-- START OF Records for the task --
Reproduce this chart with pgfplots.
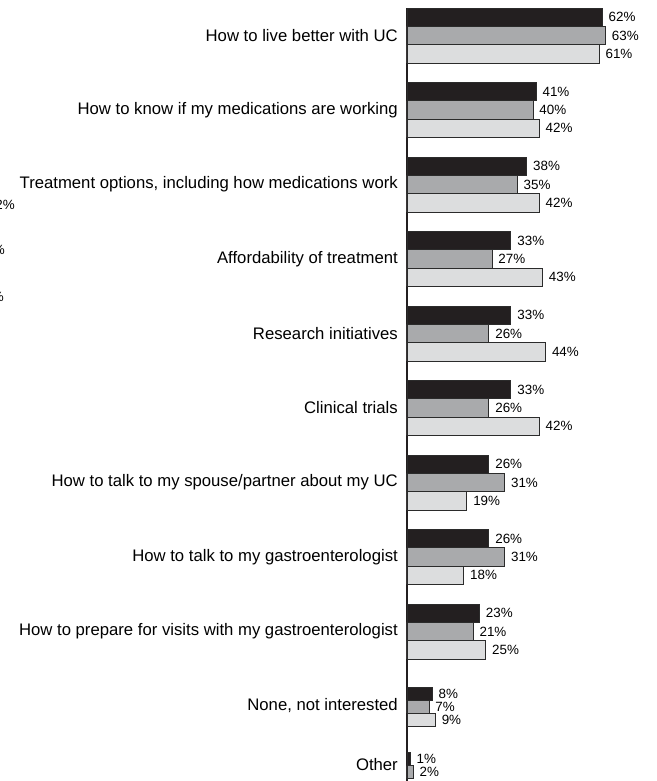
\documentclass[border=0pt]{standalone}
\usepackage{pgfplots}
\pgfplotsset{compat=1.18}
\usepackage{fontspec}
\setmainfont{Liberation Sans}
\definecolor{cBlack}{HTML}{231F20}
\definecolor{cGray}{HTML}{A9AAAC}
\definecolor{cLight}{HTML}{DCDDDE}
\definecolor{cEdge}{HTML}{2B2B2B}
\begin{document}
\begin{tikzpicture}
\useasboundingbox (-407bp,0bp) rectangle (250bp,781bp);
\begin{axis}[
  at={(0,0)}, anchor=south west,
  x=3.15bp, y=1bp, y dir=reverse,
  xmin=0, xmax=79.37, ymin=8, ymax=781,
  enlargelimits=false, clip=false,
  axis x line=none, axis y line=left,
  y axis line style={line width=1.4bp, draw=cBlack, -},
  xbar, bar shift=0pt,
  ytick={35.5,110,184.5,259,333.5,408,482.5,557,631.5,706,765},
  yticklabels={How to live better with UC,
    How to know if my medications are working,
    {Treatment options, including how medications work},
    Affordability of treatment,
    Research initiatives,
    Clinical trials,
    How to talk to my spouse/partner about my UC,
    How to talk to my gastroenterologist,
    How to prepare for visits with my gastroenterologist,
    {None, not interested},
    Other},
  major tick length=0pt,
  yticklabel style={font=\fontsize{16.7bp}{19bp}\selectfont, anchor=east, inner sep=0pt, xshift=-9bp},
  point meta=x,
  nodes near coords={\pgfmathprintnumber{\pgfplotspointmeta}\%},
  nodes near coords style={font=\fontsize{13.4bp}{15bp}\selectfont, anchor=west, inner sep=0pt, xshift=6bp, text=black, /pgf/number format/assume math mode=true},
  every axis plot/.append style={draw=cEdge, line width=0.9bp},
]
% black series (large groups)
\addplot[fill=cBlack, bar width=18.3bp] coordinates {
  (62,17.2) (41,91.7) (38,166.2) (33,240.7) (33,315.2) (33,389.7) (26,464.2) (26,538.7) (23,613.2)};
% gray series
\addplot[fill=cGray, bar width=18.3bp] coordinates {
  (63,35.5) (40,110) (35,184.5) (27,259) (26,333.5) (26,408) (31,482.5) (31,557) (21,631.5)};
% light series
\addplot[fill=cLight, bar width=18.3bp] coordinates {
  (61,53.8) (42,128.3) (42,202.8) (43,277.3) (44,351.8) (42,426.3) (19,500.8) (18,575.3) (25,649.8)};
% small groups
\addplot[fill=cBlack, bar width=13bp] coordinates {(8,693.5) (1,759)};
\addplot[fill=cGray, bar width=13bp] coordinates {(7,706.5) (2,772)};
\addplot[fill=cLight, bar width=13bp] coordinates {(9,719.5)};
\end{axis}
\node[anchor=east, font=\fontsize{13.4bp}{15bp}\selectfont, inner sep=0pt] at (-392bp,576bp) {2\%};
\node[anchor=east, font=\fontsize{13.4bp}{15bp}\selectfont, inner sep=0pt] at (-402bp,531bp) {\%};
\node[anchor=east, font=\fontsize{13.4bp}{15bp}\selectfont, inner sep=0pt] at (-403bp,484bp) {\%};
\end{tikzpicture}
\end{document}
-- END OF Records for the task --
-- START OF Records for the task --
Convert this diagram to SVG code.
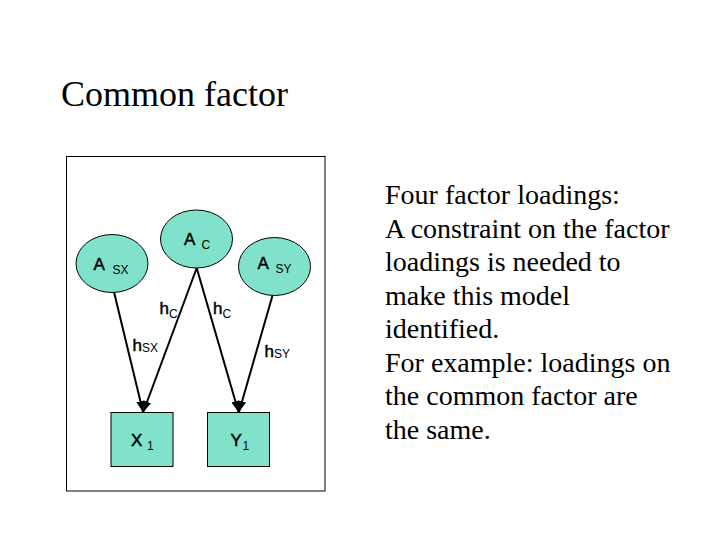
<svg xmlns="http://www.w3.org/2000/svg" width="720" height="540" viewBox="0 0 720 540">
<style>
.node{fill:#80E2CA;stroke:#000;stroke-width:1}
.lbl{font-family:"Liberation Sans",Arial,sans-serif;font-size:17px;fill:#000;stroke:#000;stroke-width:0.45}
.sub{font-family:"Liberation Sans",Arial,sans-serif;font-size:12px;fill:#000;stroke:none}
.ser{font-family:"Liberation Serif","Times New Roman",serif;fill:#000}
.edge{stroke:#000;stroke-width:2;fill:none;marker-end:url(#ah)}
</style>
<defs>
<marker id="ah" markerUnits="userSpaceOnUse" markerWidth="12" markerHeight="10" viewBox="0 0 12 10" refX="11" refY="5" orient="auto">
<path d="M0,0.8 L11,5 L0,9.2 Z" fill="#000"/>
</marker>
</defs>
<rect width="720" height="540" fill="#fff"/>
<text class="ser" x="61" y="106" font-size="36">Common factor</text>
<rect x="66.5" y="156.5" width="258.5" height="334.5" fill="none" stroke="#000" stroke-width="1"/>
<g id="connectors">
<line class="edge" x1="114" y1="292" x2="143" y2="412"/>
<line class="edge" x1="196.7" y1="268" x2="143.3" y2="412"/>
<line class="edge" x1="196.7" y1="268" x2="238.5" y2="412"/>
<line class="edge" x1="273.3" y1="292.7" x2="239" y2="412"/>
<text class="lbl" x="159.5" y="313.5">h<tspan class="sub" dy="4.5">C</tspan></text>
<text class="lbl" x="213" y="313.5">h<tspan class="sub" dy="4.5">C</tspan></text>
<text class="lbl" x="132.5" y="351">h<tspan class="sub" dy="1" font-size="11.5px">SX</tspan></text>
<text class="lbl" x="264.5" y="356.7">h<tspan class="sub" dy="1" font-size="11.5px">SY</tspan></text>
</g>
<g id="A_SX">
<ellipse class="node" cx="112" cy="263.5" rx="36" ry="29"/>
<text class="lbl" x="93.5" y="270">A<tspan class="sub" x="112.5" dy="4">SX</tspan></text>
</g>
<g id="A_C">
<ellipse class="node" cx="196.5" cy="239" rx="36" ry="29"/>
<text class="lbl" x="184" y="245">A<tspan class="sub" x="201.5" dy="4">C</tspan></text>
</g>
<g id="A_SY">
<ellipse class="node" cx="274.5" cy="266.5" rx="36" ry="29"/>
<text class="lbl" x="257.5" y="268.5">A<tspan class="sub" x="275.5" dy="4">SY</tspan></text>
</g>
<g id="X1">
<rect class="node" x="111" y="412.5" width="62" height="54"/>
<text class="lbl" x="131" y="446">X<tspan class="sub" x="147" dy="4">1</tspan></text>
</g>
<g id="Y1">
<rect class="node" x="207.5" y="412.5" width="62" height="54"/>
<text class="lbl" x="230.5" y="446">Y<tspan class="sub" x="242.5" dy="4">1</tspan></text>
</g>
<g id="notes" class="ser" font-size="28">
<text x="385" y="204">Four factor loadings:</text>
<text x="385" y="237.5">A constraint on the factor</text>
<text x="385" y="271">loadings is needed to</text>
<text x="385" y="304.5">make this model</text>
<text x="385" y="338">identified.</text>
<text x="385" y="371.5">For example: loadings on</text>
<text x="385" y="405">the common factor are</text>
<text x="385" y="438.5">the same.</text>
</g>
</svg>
-- END OF Records for the task --
**Given exercise:** Show all lines from the listing above in which "with" appears.

**Response below:**
Reproduce this chart with pgfplots.
  yticklabels={How to live better with UC,
    How to prepare for visits with my gastroenterologist,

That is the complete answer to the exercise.